Free Energy Relationship Analysis for Temperature Dependence of Hydride Kinetic Isotope Effects of NADH/NAD+ Model Reactions: Implication for Barrier Compression by Enzyme Dynamics
Abstract
Observed shift from temperature(T)-independence of hydrogen kinetic isotope effects (KIEs) in wild-type enzymes to T-dependence of KIEs in enzyme mutants has been explained as evidence for a role of protein dynamics in compressing donor(Don)-acceptor(Acc) distances (DADs) for catalysis. To test this explanation, correlation analysis between free energy changes (ΔG° = -44.3 to 6.7 kcal/mol) that simulate system rigidities and T-dependence of KIEs (represented by ΔEa = EaD – EaH) was carried out for 34 hydride-tunneling reactions of NADH/NAD+ models in acetonitrile. For exergonic reactions, ΔEa increases as ΔG° approaches zero, with the linear trend appearing to reverse for endergonic reactions. Both ΔEa and KIE reach their maximum near thermoneutral reactions, where the charge-transfer (CT) complexation vibration is weakest and DAD is longest.

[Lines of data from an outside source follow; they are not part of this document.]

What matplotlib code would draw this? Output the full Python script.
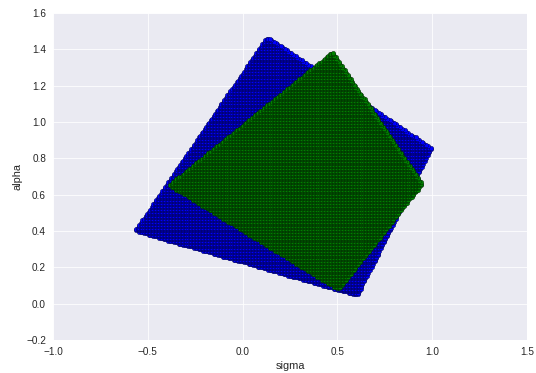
import numpy as np
import matplotlib.pyplot as plt
from matplotlib.path import Path
import seaborn as sns

sns.set_style("darkgrid")
plt.rcParams['font.family'] = ['Liberation Sans', 'DejaVu Sans']

# corners of the two sampled regions (sigma, alpha): left, top, right, bottom
blue_sigma = [-0.568, 0.13, 0.995, 0.605]
blue_alpha = [0.40, 1.47, 0.857, 0.043]
green_sigma = [-0.389, 0.474, 0.947, 0.505]
green_alpha = [0.653, 1.385, 0.659, 0.076]

# sampling step of the (sigma, alpha) grid
grid_step = 0.008

x_ticks = [-1.0, -0.5, 0.0, 0.5, 1.0, 1.5]
y_ticks = [-0.2, 0.0, 0.2, 0.4, 0.6, 0.8, 1.0, 1.2, 1.4, 1.6]


def grid_inside(cx, cy, step):
    # regular sigma/alpha grid, keep the points inside the quadrilateral
    xs = np.arange(min(cx), max(cx) + step, step)
    ys = np.arange(min(cy), max(cy) + step, step)
    gx, gy = np.meshgrid(xs, ys)
    pts = np.column_stack([gx.ravel(), gy.ravel()])
    poly = Path(np.column_stack([cx, cy]))
    keep = poly.contains_points(pts)
    return pts[keep, 0], pts[keep, 1]


fig = plt.figure(figsize=(536 / 72., 373 / 72.), dpi=72)
ax = fig.add_axes([0.0989, 0.0885, 0.8843, 0.8766])

bx, by = grid_inside(blue_sigma, blue_alpha, grid_step)
gx, gy = grid_inside(green_sigma, green_alpha, grid_step)

ax.scatter(bx, by, c='b', s=20, edgecolors='k', linewidths=0.3)
ax.scatter(gx, gy, c='g', s=20, edgecolors='k', linewidths=0.3)

ax.set_xlim(-1.0, 1.5)
ax.set_ylim(-0.2, 1.6)
ax.set_xticks(x_ticks)
ax.set_yticks(y_ticks)
ax.tick_params(labelsize=10, colors='.15')
ax.set_xlabel("sigma", fontsize=11, color='.15')
ax.set_ylabel("alpha", fontsize=11, color='.15')

fig.savefig("out.png", dpi=72)
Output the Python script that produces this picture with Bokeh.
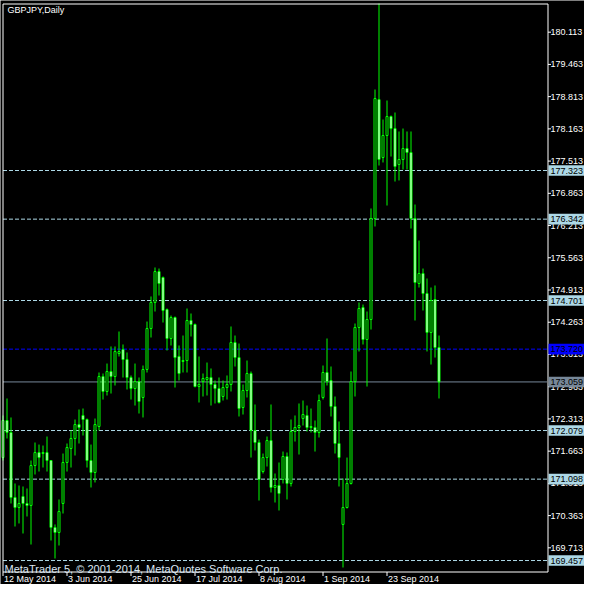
from bokeh.plotting import figure
from bokeh.models import Range1d, ColumnDataSource
from bokeh.embed import file_html
from bokeh.resources import INLINE
from bokeh.core.properties import value

chart_title = "GBPJPY,Daily"
copyright_text = "MetaTrader 5, \u00a9 2001-2014, MetaQuotes Software Corp."

# Daily OHLC, one entry per trading day starting 12 May 2014
opens = [171.534, 172.281, 172.039, 170.728, 170.526, 170.748, 170.607, 170.567, 171.373, 171.635,
         171.615, 171.635, 171.474, 170.123, 170.022, 170.607, 171.434, 171.716, 171.918, 172.200,
         172.382, 172.301, 171.474, 171.232, 172.160, 173.168, 172.866, 173.269, 173.168, 173.632,
         173.713, 173.511, 173.148, 172.926, 173.067, 172.745, 173.310, 174.136, 174.661, 175.286,
         175.165, 174.519, 173.935, 174.358, 173.572, 173.491, 173.491, 174.298, 174.217, 172.966,
         173.067, 173.108, 173.148, 173.007, 172.926, 172.765, 172.946, 173.007, 173.854, 173.551,
         172.543, 172.886, 173.229, 172.079, 171.837, 171.252, 171.534, 171.877, 170.930, 170.970,
         171.091, 171.555, 171.011, 172.059, 172.140, 172.321, 172.382, 172.160, 172.140, 172.039,
         172.745, 173.249, 173.088, 172.563, 171.817, 170.184, 170.526, 171.011, 173.067, 174.157,
         174.560, 173.915, 174.318, 176.355, 178.755, 177.585, 178.029, 178.412, 178.170, 177.444,
         177.545, 177.767, 177.686, 176.355, 175.044, 175.246, 174.842, 174.056, 174.721, 173.753]
highs = [172.382, 172.725, 172.342, 171.011, 170.970, 170.950, 170.910, 171.474, 171.837, 171.796,
         171.776, 171.958, 171.480, 170.184, 170.688, 171.615, 171.817, 172.079, 172.301, 172.503,
         172.523, 172.321, 171.796, 172.321, 173.249, 173.229, 173.430, 173.774, 173.774, 174.076,
         173.814, 173.653, 173.189, 173.430, 173.148, 173.390, 174.277, 174.782, 175.367, 175.346,
         175.185, 174.540, 174.398, 174.378, 173.794, 173.995, 174.540, 174.439, 174.237, 173.572,
         173.229, 173.450, 173.330, 173.088, 173.148, 173.088, 173.189, 174.177, 173.995, 173.834,
         173.007, 173.491, 173.269, 172.604, 171.897, 171.615, 171.958, 172.604, 171.212, 171.434,
         171.655, 171.635, 172.301, 172.382, 172.624, 172.684, 172.583, 172.523, 172.281, 172.805,
         173.390, 173.935, 173.370, 172.765, 172.261, 171.111, 171.534, 173.269, 174.237, 174.661,
         174.620, 174.479, 176.557, 178.957, 180.690, 178.352, 178.735, 178.432, 178.493, 178.110,
         178.170, 178.110, 178.110, 176.637, 175.911, 175.346, 175.145, 174.963, 175.004, 173.995]
lows = [171.474, 171.918, 170.607, 170.143, 170.204, 170.002, 170.345, 169.780, 171.192, 171.252,
        171.333, 171.252, 169.861, 169.498, 169.760, 170.405, 171.252, 171.333, 171.575, 171.817,
        171.978, 171.333, 170.930, 171.031, 172.079, 172.704, 172.785, 172.825, 172.987, 173.572,
        173.148, 172.906, 172.704, 172.583, 172.422, 172.342, 173.249, 173.955, 174.479, 174.802,
        174.257, 173.693, 173.794, 172.946, 173.088, 173.249, 173.249, 173.975, 172.950, 172.644,
        172.765, 172.785, 172.583, 172.624, 172.624, 172.684, 172.704, 172.866, 173.370, 172.362,
        172.402, 172.745, 171.534, 171.676, 170.667, 171.212, 171.353, 170.829, 170.627, 170.466,
        171.011, 170.688, 170.950, 171.857, 171.595, 172.180, 172.059, 172.039, 171.655, 171.938,
        172.704, 172.987, 172.362, 171.615, 170.950, 169.316, 170.506, 170.990, 172.765, 173.673,
        173.814, 172.966, 174.116, 176.194, 177.424, 177.485, 176.617, 177.605, 177.101, 177.122,
        177.343, 177.343, 176.153, 174.298, 174.963, 174.499, 173.673, 173.410, 173.551, 172.725]
closes = [172.281, 172.039, 170.728, 170.526, 170.607, 170.607, 170.567, 171.373, 171.635, 171.534,
          171.635, 171.474, 170.123, 170.022, 170.446, 171.434, 171.736, 171.918, 172.200, 172.140,
          172.301, 171.474, 171.232, 172.200, 173.168, 172.866, 173.269, 173.168, 173.673, 173.673,
          173.511, 173.148, 172.926, 173.067, 172.664, 173.310, 174.136, 174.661, 175.286, 175.044,
          174.499, 173.935, 174.358, 173.551, 173.229, 173.471, 174.298, 174.217, 172.966, 173.007,
          173.128, 173.148, 173.007, 172.926, 172.644, 172.946, 173.007, 173.854, 173.551, 172.523,
          172.886, 173.229, 172.079, 171.837, 171.091, 171.534, 171.877, 170.930, 170.970, 170.809,
          171.555, 171.011, 172.059, 172.140, 172.180, 172.402, 172.140, 172.140, 172.039, 172.684,
          173.249, 173.067, 172.563, 171.817, 171.534, 170.526, 171.011, 173.067, 174.157, 174.540,
          173.915, 174.318, 176.355, 178.775, 177.545, 178.029, 178.412, 178.170, 177.404, 177.545,
          177.767, 177.686, 176.355, 175.064, 175.246, 174.842, 174.056, 174.701, 173.753, 173.059]

date_tick_bars = [0, 16, 32, 48, 64, 80, 96]
date_tick_labels = ["12 May 2014", "3 Jun 2014", "25 Jun 2014", "17 Jul 2014",
                    "8 Aug 2014", "1 Sep 2014", "23 Sep 2014"]
price_ticks = [169.713, 170.363, 171.013, 171.663, 172.313, 172.963, 173.613, 174.263, 174.913,
               175.563, 176.213, 176.863, 177.513, 178.163, 178.813, 179.463, 180.113]
dashed_levels = [177.323, 176.342, 174.701, 172.079, 171.098, 169.457]
blue_level = 173.720
bid_level = 173.059

GREEN = "#00FF00"
LIGHTBLUE = "#ADD8E6"
FONT = "Liberation Sans"

# ---- canvas geometry (pixels) -> scale helpers ----
W = H = 584
PX_PER_BAR, BAR0_PX = 4.0, 2.5          # horizontal scale: bar index -> pixel
TOP_PRICE, PRICE_PER_PX = 180.752, 0.020169   # vertical scale: pixel row -> price


def dx(px):
    return (px - BAR0_PX) / PX_PER_BAR


def dy(py):
    return TOP_PRICE - py * PRICE_PER_PX


BORDER_L, BORDER_R, BORDER_T, BORDER_B = 2.5, 547.5, 3.5, 571.5
SCALE_TEXT_X = 550

p = figure(width=W, height=H, x_range=Range1d(dx(0), dx(W)), y_range=Range1d(dy(H), dy(0)),
           x_axis_location=None, y_axis_location=None,
           output_backend="svg", toolbar_location=None,
           min_border_left=0, min_border_right=0, min_border_top=0, min_border_bottom=0,
           background_fill_color="black", border_fill_color="black", outline_line_color=None)
p.grid.visible = False

# ---- horizontal levels (drawn behind the candles) ----
for lvl in dashed_levels:
    p.segment(x0=dx(BORDER_L), x1=dx(BORDER_R - 1), y0=lvl, y1=lvl, line_color=LIGHTBLUE,
              line_dash="4 2", line_width=1, level="underlay")
p.segment(x0=dx(BORDER_L), x1=dx(BORDER_R - 1), y0=blue_level, y1=blue_level, line_color="#0000FF",
          line_dash="4 2", line_width=1, level="underlay")
p.segment(x0=dx(BORDER_L), x1=dx(BORDER_R - 1), y0=bid_level, y1=bid_level, line_color="#778899",
          line_width=1, level="underlay")

# ---- candles ----
bars = list(range(len(opens)))
src = ColumnDataSource(dict(
    x=bars, high=highs, low=lows,
    top=[max(o, c) for o, c in zip(opens, closes)],
    bottom=[min(o, c) for o, c in zip(opens, closes)],
    fill=["black" if c > o else "white" for o, c in zip(opens, closes)],
))
p.segment(x0="x", y0="high", x1="x", y1="low", source=src, line_color=GREEN, line_width=1)
p.vbar(x="x", width=0.5, top="top", bottom="bottom", source=src,
       fill_color="fill", line_color=GREEN, line_width=1)

# ---- chart border ----
p.quad(left=dx(BORDER_L), right=dx(BORDER_R), top=dy(BORDER_T), bottom=dy(BORDER_B),
       fill_color=None, line_color="white", line_width=1)

# ---- right price scale ----
p.segment(x0=[dx(BORDER_R)] * len(price_ticks), x1=[dx(BORDER_R + 3)] * len(price_ticks),
          y0=price_ticks, y1=price_ticks, line_color="white", line_width=1)
p.text(x=[dx(SCALE_TEXT_X)] * len(price_ticks), y=price_ticks, text=[f"{t:.3f}" for t in price_ticks],
       text_font=value(FONT), text_font_size="9px", text_color="white",
       text_baseline="middle", text_align="left")

# ---- level price boxes on the scale ----
box_levels = dashed_levels + [blue_level, bid_level]
box_colors = [LIGHTBLUE] * len(dashed_levels) + ["#0000FF", "#778899"]
half_box = 5.3 * PRICE_PER_PX
p.quad(left=[dx(548)] * len(box_levels), right=[dx(W)] * len(box_levels),
       top=[v + half_box for v in box_levels], bottom=[v - half_box for v in box_levels],
       fill_color=box_colors, line_color=None)
p.text(x=[dx(SCALE_TEXT_X)] * len(box_levels), y=box_levels, text=[f"{v:.3f}" for v in box_levels],
       text_font=value(FONT), text_font_size="9px", text_color="black",
       text_baseline="middle", text_align="left")

# ---- time scale ----
p.segment(x0=date_tick_bars, x1=date_tick_bars, y0=[dy(BORDER_B)] * len(date_tick_bars),
          y1=[dy(BORDER_B + 4)] * len(date_tick_bars), line_color="white", line_width=1)
p.text(x=date_tick_bars, y=[dy(578.5)] * len(date_tick_bars), text=date_tick_labels,
       x_offset=1, text_font=value(FONT), text_font_size="9px", text_color="white",
       text_baseline="alphabetic", text_align="left")

# ---- captions ----
p.text(x=[dx(7)], y=[dy(4)], text=[chart_title], text_font=value(FONT), text_font_size="9px",
       text_color="white", text_baseline="top", text_align="left")
p.text(x=[dx(4)], y=[dy(568.5)], text=[copyright_text], text_font=value(FONT),
       text_font_size="11px", text_color="#DCE8F4", text_baseline="alphabetic", text_align="left")

open("out.html", "w").write(file_html(p, INLINE))
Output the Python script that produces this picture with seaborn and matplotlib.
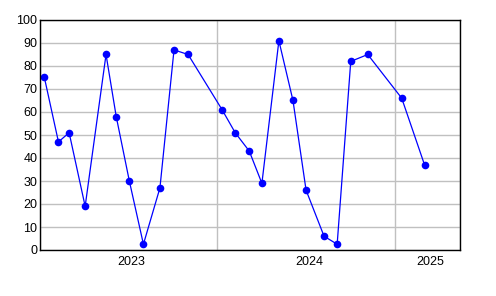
import matplotlib
matplotlib.use("Agg")
import matplotlib.pyplot as plt
import matplotlib.dates as mdates
import seaborn as sns
import pandas as pd

dates = ["2023-01-10", "2023-02-08", "2023-03-02", "2023-04-04", "2023-05-17", "2023-06-07",
         "2023-07-04", "2023-08-02", "2023-09-05", "2023-10-04", "2023-11-02",
         "2024-01-11", "2024-02-07", "2024-03-07", "2024-04-02", "2024-05-07", "2024-06-05",
         "2024-07-02", "2024-08-08", "2024-09-04", "2024-10-02", "2024-11-06",
         "2025-01-15", "2025-03-03"]
values = [75, 47, 51, 19, 85, 58, 30, 2.5, 27, 87, 85,
          61, 51, 43, 29, 91, 65, 26, 6, 2.5, 82, 85, 66, 37]
year_labels = ["2023", "2024", "2025"]

df = pd.DataFrame({"date": pd.to_datetime(dates), "value": values})

sns.set_style("white")
plt.rcParams["font.family"] = ["Liberation Sans", "DejaVu Sans"]

fig = plt.figure(figsize=(4.96, 2.96), dpi=100)
ax = fig.add_axes([40/496, 46/296, 420/496, 230/296])

sns.lineplot(data=df, x="date", y="value", ax=ax, color="#0000ff", linewidth=0.9,
             marker="o", markersize=5.5, markeredgewidth=0, sort=False)

x0 = pd.Timestamp("2023-01-01")
x1 = pd.Timestamp("2025-05-15")
ax.set_xlim(x0, x1)
ax.set_ylim(0, 100)

major = [pd.Timestamp("2023-01-01"), pd.Timestamp("2024-01-01"), pd.Timestamp("2025-01-01"), x1]
ax.set_xticks([mdates.date2num(d) for d in major])
ax.set_xticklabels([])
mids = []
for a, b in zip(major[:-1], major[1:]):
    mids.append(mdates.date2num(a) + (mdates.date2num(b) - mdates.date2num(a)) / 2 + 6)
ax.set_xticks(mids, minor=True)
ax.set_xticklabels(year_labels, minor=True)
ax.tick_params(axis="x", which="major", length=5, width=1, color="black", direction="out")
ax.tick_params(axis="x", which="minor", length=0, pad=4, labelsize=9, labelcolor="black")

ax.set_yticks(range(0, 101, 10))
ax.tick_params(axis="y", length=0, pad=2, labelsize=9, labelcolor="black")

ax.grid(True, which="major", color="#c0c0c0", linewidth=1)
ax.set_axisbelow(True)
# hide gridline at the right-end tick (coincides with spine anyway)
for sp in ax.spines.values():
    sp.set_color("black")
    sp.set_linewidth(1)
ax.set_xlabel("")
ax.set_ylabel("")

fig.savefig("out.png", dpi=100)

A small portion of the free energy change drives the CT complexation vibrations and thus the DAD sampling that correlates to KIEs and their T-dependences. Results support the role of protein dynamics in barrier compression for catalysis. The new physical-organic linear ΔEa–ΔG° relationship will contribute to the development of future H-tunneling models as well as updated theories for enzyme catalysis.